Google Goes to College

Search Engine Plans to Scan
Books in University Libraries,
Making Them Available on Web

By KEVIN J. DELANEY and JEFFREY A. TRACHTENBERG
Staff Reporters of THE WALL STREET JOURNAL
December 14, 2004; Page D1

Google Inc. is expected to announce plans today to let consumers use its search engine to access millions of books from the libraries of some top U.S. and foreign universities.

In a dramatic expansion to an existing Google service that makes books searchable online, the Mountain View, Calif., company will scan the entire library of the University of Michigan, which includes seven million volumes. It also will make available online large parts of the libraries at Stanford University and the University of Oxford, as well as books from Harvard University and the New York Public Library.

The initiative has the potential to change the way people view their libraries, as they are able to find information from books without ever setting foot in the library itself. It also intensifies Google's competition with Internet retailer Amazon.com Inc., which itself offers a service for searching within books.

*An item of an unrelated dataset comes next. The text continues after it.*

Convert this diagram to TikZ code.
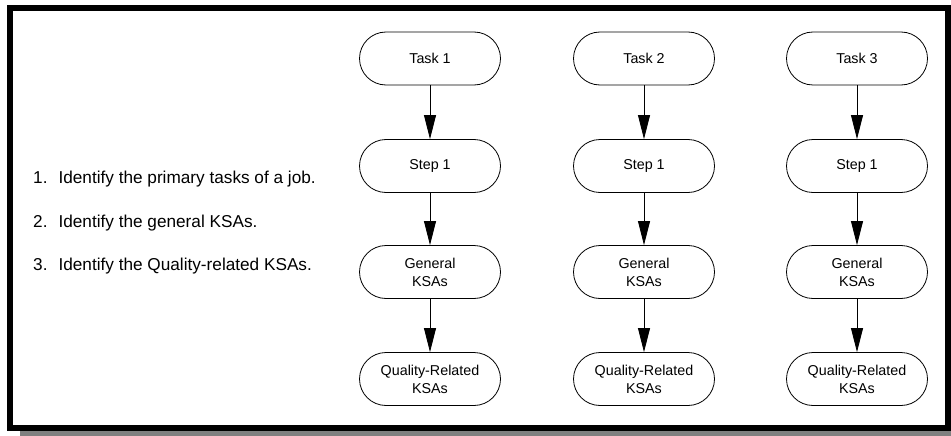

Under the new program, consumers will be able to type key words into Google's main Web search site just as they currently do. Links to portions of text from the library books will then show up in the results. The books-related results will be set apart at the top of the search-result page. When users click on a book-related result, they will see images of the relevant scanned pages with their search terms highlighted.

Depending on agreements with a book's publisher or author, the user will then be able to browse a portion of the book or the entirety. Starting today, some of the books already digitized at the University Michigan will go online. Piggybacking on a separate database, Google's service allows consumers to type in their ZIP Code and see if books that show up in their search results are owned by libraries near them.